Second Cancers On The Rise
Second cancers are on the rise. Nearly 1 in 5 new cases in the U.S. now involves someone who has had the disease before. Cancer recurrence has a different approach from doctors. But when they speak on second cancers, they're referring to cancer occurring in a different tissue type or completely other site in the body, not recurrence or spread of the original tumor. Almost 19% of cancers in the United States are second-or-more cases, according to a recent study. In the 1970s, it was only 9 percent. Over that period, what changed? Could it be lifestyle factors, the rise of obesity contributing to diabetes and other cardiovascular diseases? Over the course of 40 years, that number rose 70%, while the number of second cancers rose 300%.

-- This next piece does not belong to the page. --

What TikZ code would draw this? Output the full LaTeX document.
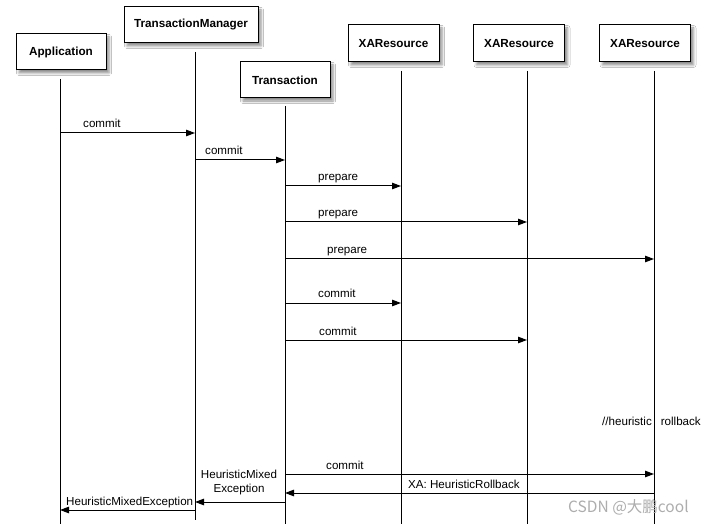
\documentclass[tikz,border=0pt]{standalone}
\usepackage{fontspec}
\setmainfont{Liberation Sans}
\newfontfamily\cjkfont{Noto Sans CJK SC}
\usetikzlibrary{arrows.meta,shadows.blur}
\begin{document}
\begin{tikzpicture}[x=1pt,y=-1pt,
  actor/.style={draw,line width=1pt,fill=white,minimum height=36pt,minimum width=90pt,inner sep=0pt,
    font=\fontsize{11.7}{14}\selectfont\bfseries,
    blur shadow={shadow xshift=3pt,shadow yshift=-3pt,shadow blur radius=2.5pt,shadow opacity=45}},
  life/.style={line width=1pt},
  msg/.style={line width=1pt,-{Triangle[length=9pt,width=6.5pt]}},
  lbl/.style={anchor=base west,inner sep=0pt,font=\fontsize{11.6}{14}\selectfont}
]
\useasboundingbox[fill=white] (0,0) rectangle (705,524);

% participants
\node[actor] (app) at (61,52) {Application};
\node[actor,minimum width=134pt] (tm) at (191,25) {TransactionManager};
\node[actor] (tx) at (285,80) {Transaction};
\node[actor,minimum height=37pt,minimum width=91pt] (xa1) at (393.5,43.5) {XAResource};
\node[actor,minimum height=37pt,minimum width=91pt] (xa2) at (519,43.5) {XAResource};
\node[actor,minimum height=37pt,minimum width=91pt] (xa3) at (645,43.5) {XAResource};

% lifelines
\coordinate (appT) at (60,79);   \coordinate (appB) at (60,524);
\coordinate (tmT) at (195,52);   \coordinate (tmB) at (195,520);
\coordinate (txT) at (285,106);  \coordinate (txB) at (285,524);
\coordinate (xa1T) at (401,71);  \coordinate (xa1B) at (401,524);
\coordinate (xa2T) at (527,71);  \coordinate (xa2B) at (527,524);
\coordinate (xa3T) at (654,71);  \coordinate (xa3B) at (654,524);
\draw[life] (appT) -- (appB);
\draw[life] (tmT) -- (tmB);
\draw[life] (txT) -- (txB);
\draw[life] (xa1T) -- (xa1B);
\draw[life] (xa2T) -- (xa2B);
\draw[life] (xa3T) -- (xa3B);

% messages
\draw[msg] (appT |- 0,133) -- (tmT |- 0,133);
\node[lbl] at (83,128) {commit};
\draw[msg] (tmT |- 0,160) -- (txT |- 0,160);
\node[lbl] at (205,155) {commit};
\draw[msg] (txT |- 0,186) -- (xa1T |- 0,186);
\node[lbl] at (318,181) {prepare};
\draw[msg] (txT |- 0,222) -- (xa2T |- 0,222);
\node[lbl] at (318,217) {prepare};
\draw[msg] (txT |- 0,259) -- (xa3T |- 0,259);
\node[lbl] at (327,254) {prepare};
\draw[msg] (txT |- 0,303) -- (xa1T |- 0,303);
\node[lbl] at (318,298) {commit};
\draw[msg] (txT |- 0,340) -- (xa2T |- 0,340);
\node[lbl] at (319,335) {commit};

\node[lbl] at (602,425) {//heuristic\hspace{9pt}rollback};

\draw[msg] (txT |- 0,474) -- (xa3T |- 0,474);
\node[lbl] at (326,469) {commit};
\draw[msg] (xa3T |- 0,493) -- (txT |- 0,493);
\node[lbl] at (408,488) {XA: HeuristicRollback};
\draw[msg] (txT |- 0,502) -- (tmT |- 0,502);
\node[align=center,inner sep=0pt,font=\fontsize{11.6}{14}\selectfont] at (239,482) {HeuristicMixed\\Exception};
\draw[msg] (tmT |- 0,510) -- (appT |- 0,510);
\node[lbl] at (66,505) {HeuristicMixedException};

% watermark
\node[anchor=base west,inner sep=0pt,text=black!32,font=\cjkfont\fontsize{15.5}{18}\selectfont] at (568,512) {CSDN @大鹏cool};
\end{tikzpicture}
\end{document}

More people are surviving cancer and living long enough to be diagnosed with it again. This is mostly due to the fact that the risk of cancer rises as we age. Second cancers also arise from the same genetic mutations or risk factors such as smoking. Some treatments that help people survive one disease such as radiation or chemotherapy can raise the risk of a new cancer forming alter in life.
The psychological effects of a second cancer are much more traumatizing than the first. The fear is somewhat unknown during a first cancer diagnosis, but a second diagnosis brings that fear back all over again.
From a medical standpoint, second cancers can pose special challenges and treatment options may be more limited. An example with regards to radiation, it wouldn't be applied to the same area of the body it had previously been applied to. Some drugs also have lifetime dose lmiited to avoid nerve or heart damage.
Your body has a memory for the radiation or chemotherapy and can't endure too much of the same type. A second cancer means doctors must assess genetic risk to the patient and possibly their family.
Genetic mutations like the common BRCA1 gene in women with breast cancer needs to be watched carefully post-remission.
Experts have this advice for cancer survivors:
—Have a formal survivorship plan, a blueprint for the future that includes a detailed summary of the treatment you received and what kind of monitoring is needed.
—Don’t neglect screenings for other forms of cancer besides the one you were treated for. Make sure to get any recommended tests such as colonoscopies, mammograms or HPV or Pap tests.
—If you get a second cancer, “take a deep breath,” Rowland said. Treatments improve every day, and there are more resources, including social media, for support, and doctors are more used to treating cancer more than once.